Render the material again word for word, skipping the pictures in it.

# Data segment:
## Begin
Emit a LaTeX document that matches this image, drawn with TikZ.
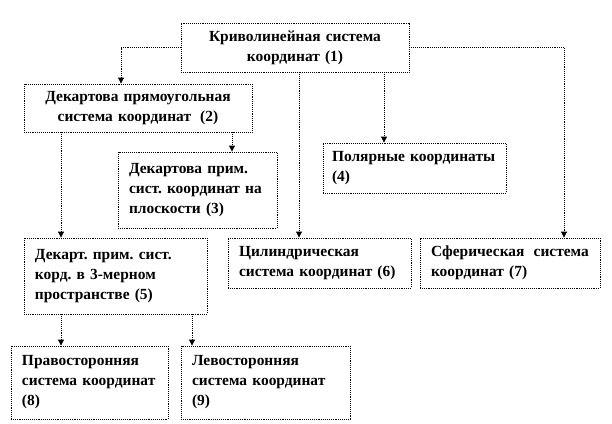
\documentclass[tikz,border=0pt]{standalone}
\usepackage{fontspec}
\setmainfont{Liberation Serif}
\usetikzlibrary{arrows.meta}
\begin{document}
\frenchspacing
\begin{tikzpicture}[x=1bp,y=-1bp,
  box/.style={draw=black, line width=0.9bp, densely dotted, inner xsep=11bp, inner ysep=0bp,
    font=\bfseries\fontsize{15.5}{20}\selectfont\frenchspacing, align=left},
  cbox/.style={box, align=center},
  conn/.style={draw=black, line width=0.9bp, densely dotted,
    -{Triangle[width=6bp,length=6bp]}}]
\useasboundingbox (0,0) rectangle (612,423);
\node[cbox, text width=206bp, minimum height=49bp] (n1) at (295,47.5) {Криволинейная~система\\координат~(1)};
\node[cbox, text width=206bp, minimum height=48bp] (n2) at (138,108) {Декартова~прямоугольная\\система~координат\hspace{4bp}~(2)};
\node[box, text width=137bp, minimum height=76bp, inner xsep=11bp] (n3) at (197.5,190) {Декартова~прим.\\сист.~координат~на\\плоскости~(3)};
\node[box, text width=165bp, minimum height=50bp, inner xsep=9bp] (n4) at (414.5,168) {Полярные~координаты\\(4)};
\node[box, text width=161bp, minimum height=76bp] (n5) at (115.5,276) {Декарт.~прим.~сист.\\корд.~в~3-мерном\\пространстве~(5)};
\node[box, text width=161bp, minimum height=50bp] (n6) at (319.5,263) {Цилиндрическая\\система~координат~(6)};
\node[box, text width=158bp, minimum height=50bp] (n7) at (510,263) {Сферическая\hspace{4bp}~система\\координат~(7)};
\node[box, text width=135bp, minimum height=73bp] (n8) at (89.5,382.5) {Правосторонняя\\система~координат\\(8)};
\node[box, text width=147bp, minimum height=73bp] (n9) at (265.5,382.5) {Левосторонняя\\система~координат\\(9)};
\draw[conn] (n1.west) -| ([xshift=-17bp]n2.north);
\draw[conn] (n1.east) -| ([xshift=54bp]n7.north);
\draw[conn] ([xshift=4bp]n1.south) -- ([xshift=4bp]n1.south |- n6.north);
\draw[conn] ([xshift=89bp]n1.south) -- ([xshift=89bp]n1.south |- n4.north);
\draw[conn] ([xshift=-77bp]n2.south) -- ([xshift=-77bp]n2.south |- n5.north);
\draw[conn] ([xshift=94bp]n2.south) -- ([xshift=94bp]n2.south |- n3.north);
\draw[conn] ([xshift=-54.5bp]n5.south) -- ([xshift=-54.5bp]n5.south |- n8.north);
\draw[conn] ([xshift=76.5bp]n5.south) -- ([xshift=76.5bp]n5.south |- n9.north);
\end{tikzpicture}
\end{document}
## End
# Exercise solution:
Emit a LaTeX document that matches this image, drawn with TikZ.
\documentclass[tikz,border=0pt]{standalone}
\usepackage{fontspec}
\setmainfont{Liberation Serif}
\usetikzlibrary{arrows.meta}
\begin{document}
\frenchspacing
\begin{tikzpicture}[x=1bp,y=-1bp,
  box/.style={draw=black, line width=0.9bp, densely dotted, inner xsep=11bp, inner ysep=0bp,
    font=\bfseries\fontsize{15.5}{20}\selectfont\frenchspacing, align=left},
  cbox/.style={box, align=center},
  conn/.style={draw=black, line width=0.9bp, densely dotted,
    -{Triangle[width=6bp,length=6bp]}}]
\useasboundingbox (0,0) rectangle (612,423);
\node[cbox, text width=206bp, minimum height=49bp] (n1) at (295,47.5) {Криволинейная~система\\координат~(1)};
\node[cbox, text width=206bp, minimum height=48bp] (n2) at (138,108) {Декартова~прямоугольная\\система~координат\hspace{4bp}~(2)};
\node[box, text width=137bp, minimum height=76bp, inner xsep=11bp] (n3) at (197.5,190) {Декартова~прим.\\сист.~координат~на\\плоскости~(3)};
\node[box, text width=165bp, minimum height=50bp, inner xsep=9bp] (n4) at (414.5,168) {Полярные~координаты\\(4)};
\node[box, text width=161bp, minimum height=76bp] (n5) at (115.5,276) {Декарт.~прим.~сист.\\корд.~в~3-мерном\\пространстве~(5)};
\node[box, text width=161bp, minimum height=50bp] (n6) at (319.5,263) {Цилиндрическая\\система~координат~(6)};
\node[box, text width=158bp, minimum height=50bp] (n7) at (510,263) {Сферическая\hspace{4bp}~система\\координат~(7)};
\node[box, text width=135bp, minimum height=73bp] (n8) at (89.5,382.5) {Правосторонняя\\система~координат\\(8)};
\node[box, text width=147bp, minimum height=73bp] (n9) at (265.5,382.5) {Левосторонняя\\система~координат\\(9)};
\draw[conn] (n1.west) -| ([xshift=-17bp]n2.north);
\draw[conn] (n1.east) -| ([xshift=54bp]n7.north);
\draw[conn] ([xshift=4bp]n1.south) -- ([xshift=4bp]n1.south |- n6.north);
\draw[conn] ([xshift=89bp]n1.south) -- ([xshift=89bp]n1.south |- n4.north);
\draw[conn] ([xshift=-77bp]n2.south) -- ([xshift=-77bp]n2.south |- n5.north);
\draw[conn] ([xshift=94bp]n2.south) -- ([xshift=94bp]n2.south |- n3.north);
\draw[conn] ([xshift=-54.5bp]n5.south) -- ([xshift=-54.5bp]n5.south |- n8.north);
\draw[conn] ([xshift=76.5bp]n5.south) -- ([xshift=76.5bp]n5.south |- n9.north);
\end{tikzpicture}
\end{document}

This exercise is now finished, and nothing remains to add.